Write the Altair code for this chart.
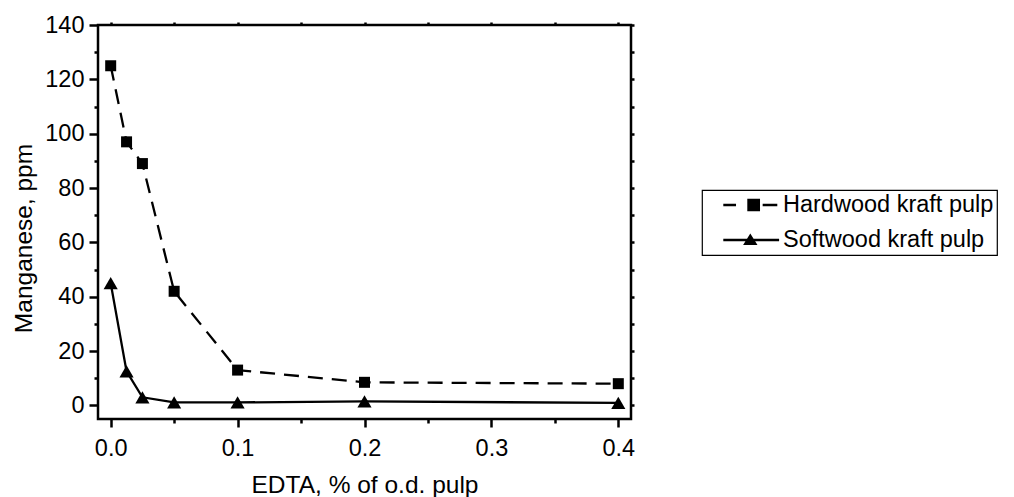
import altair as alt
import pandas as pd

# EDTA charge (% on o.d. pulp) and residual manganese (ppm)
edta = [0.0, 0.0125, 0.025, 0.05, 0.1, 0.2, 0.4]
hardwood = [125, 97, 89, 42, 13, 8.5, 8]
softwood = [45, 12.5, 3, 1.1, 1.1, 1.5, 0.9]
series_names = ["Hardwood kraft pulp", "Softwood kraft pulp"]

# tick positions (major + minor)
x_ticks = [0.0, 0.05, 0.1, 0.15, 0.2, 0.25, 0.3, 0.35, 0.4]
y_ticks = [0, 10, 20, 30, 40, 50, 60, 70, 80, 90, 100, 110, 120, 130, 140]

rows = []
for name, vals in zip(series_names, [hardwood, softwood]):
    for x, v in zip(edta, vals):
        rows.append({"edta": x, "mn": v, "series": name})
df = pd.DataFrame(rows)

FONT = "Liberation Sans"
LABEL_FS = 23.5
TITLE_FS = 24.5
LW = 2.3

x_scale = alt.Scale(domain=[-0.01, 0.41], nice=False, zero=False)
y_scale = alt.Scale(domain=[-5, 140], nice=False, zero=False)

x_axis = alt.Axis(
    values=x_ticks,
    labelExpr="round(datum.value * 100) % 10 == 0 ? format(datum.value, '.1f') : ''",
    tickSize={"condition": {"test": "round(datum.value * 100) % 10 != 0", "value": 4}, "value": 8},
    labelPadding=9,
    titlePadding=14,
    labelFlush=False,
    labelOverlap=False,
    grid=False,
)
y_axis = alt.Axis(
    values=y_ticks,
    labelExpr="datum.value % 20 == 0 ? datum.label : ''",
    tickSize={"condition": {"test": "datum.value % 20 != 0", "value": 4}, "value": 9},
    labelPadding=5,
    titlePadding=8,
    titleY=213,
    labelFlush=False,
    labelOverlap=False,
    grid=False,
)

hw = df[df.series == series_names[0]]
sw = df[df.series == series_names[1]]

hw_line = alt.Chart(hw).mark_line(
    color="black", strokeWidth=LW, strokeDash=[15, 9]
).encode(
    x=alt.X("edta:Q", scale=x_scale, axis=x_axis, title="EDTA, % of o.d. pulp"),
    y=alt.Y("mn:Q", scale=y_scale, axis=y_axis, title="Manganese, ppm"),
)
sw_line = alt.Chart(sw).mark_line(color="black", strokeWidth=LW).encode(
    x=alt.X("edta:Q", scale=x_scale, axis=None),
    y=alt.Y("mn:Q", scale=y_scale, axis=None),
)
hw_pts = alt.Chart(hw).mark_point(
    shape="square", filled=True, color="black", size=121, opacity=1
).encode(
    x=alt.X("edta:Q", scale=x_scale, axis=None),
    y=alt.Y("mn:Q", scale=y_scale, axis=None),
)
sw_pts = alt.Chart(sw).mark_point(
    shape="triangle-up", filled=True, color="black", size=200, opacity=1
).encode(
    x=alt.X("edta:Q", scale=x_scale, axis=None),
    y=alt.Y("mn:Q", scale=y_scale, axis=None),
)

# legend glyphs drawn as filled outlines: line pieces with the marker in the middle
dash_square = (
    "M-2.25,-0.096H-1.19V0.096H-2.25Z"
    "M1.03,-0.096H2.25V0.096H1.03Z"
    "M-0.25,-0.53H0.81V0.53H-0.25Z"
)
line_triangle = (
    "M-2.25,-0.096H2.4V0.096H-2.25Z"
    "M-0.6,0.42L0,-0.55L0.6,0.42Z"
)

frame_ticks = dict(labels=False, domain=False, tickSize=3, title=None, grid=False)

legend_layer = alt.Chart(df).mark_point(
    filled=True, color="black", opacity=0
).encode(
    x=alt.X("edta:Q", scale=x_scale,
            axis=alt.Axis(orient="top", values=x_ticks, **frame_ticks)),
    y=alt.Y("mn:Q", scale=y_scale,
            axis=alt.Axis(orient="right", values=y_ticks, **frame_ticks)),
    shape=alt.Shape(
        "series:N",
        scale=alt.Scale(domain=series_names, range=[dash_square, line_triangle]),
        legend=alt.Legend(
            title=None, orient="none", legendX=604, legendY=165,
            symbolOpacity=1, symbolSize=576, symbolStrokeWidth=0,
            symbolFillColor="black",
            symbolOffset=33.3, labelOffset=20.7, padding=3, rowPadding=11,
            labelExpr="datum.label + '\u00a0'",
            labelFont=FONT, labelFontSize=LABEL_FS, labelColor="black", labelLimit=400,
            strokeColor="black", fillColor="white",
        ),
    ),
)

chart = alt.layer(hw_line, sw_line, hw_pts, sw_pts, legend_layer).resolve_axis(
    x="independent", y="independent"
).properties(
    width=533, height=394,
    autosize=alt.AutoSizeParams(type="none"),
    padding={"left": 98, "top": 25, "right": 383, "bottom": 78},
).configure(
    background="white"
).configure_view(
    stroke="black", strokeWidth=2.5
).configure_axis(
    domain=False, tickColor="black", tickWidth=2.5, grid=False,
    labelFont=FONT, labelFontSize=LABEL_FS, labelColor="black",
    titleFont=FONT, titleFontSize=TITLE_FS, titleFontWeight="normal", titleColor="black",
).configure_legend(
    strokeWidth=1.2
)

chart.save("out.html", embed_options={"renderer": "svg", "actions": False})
******
Set the lines above down again, word for word, from the first through the one containing "sw = df[df.series == series_names[1]]"; pictures excluded.

OUTPUT:
Write the Altair code for this chart.
import altair as alt
import pandas as pd

# EDTA charge (% on o.d. pulp) and residual manganese (ppm)
edta = [0.0, 0.0125, 0.025, 0.05, 0.1, 0.2, 0.4]
hardwood = [125, 97, 89, 42, 13, 8.5, 8]
softwood = [45, 12.5, 3, 1.1, 1.1, 1.5, 0.9]
series_names = ["Hardwood kraft pulp", "Softwood kraft pulp"]

# tick positions (major + minor)
x_ticks = [0.0, 0.05, 0.1, 0.15, 0.2, 0.25, 0.3, 0.35, 0.4]
y_ticks = [0, 10, 20, 30, 40, 50, 60, 70, 80, 90, 100, 110, 120, 130, 140]

rows = []
for name, vals in zip(series_names, [hardwood, softwood]):
    for x, v in zip(edta, vals):
        rows.append({"edta": x, "mn": v, "series": name})
df = pd.DataFrame(rows)

FONT = "Liberation Sans"
LABEL_FS = 23.5
TITLE_FS = 24.5
LW = 2.3

x_scale = alt.Scale(domain=[-0.01, 0.41], nice=False, zero=False)
y_scale = alt.Scale(domain=[-5, 140], nice=False, zero=False)

x_axis = alt.Axis(
    values=x_ticks,
    labelExpr="round(datum.value * 100) % 10 == 0 ? format(datum.value, '.1f') : ''",
    tickSize={"condition": {"test": "round(datum.value * 100) % 10 != 0", "value": 4}, "value": 8},
    labelPadding=9,
    titlePadding=14,
    labelFlush=False,
    labelOverlap=False,
    grid=False,
)
y_axis = alt.Axis(
    values=y_ticks,
    labelExpr="datum.value % 20 == 0 ? datum.label : ''",
    tickSize={"condition": {"test": "datum.value % 20 != 0", "value": 4}, "value": 9},
    labelPadding=5,
    titlePadding=8,
    titleY=213,
    labelFlush=False,
    labelOverlap=False,
    grid=False,
)

hw = df[df.series == series_names[0]]
sw = df[df.series == series_names[1]]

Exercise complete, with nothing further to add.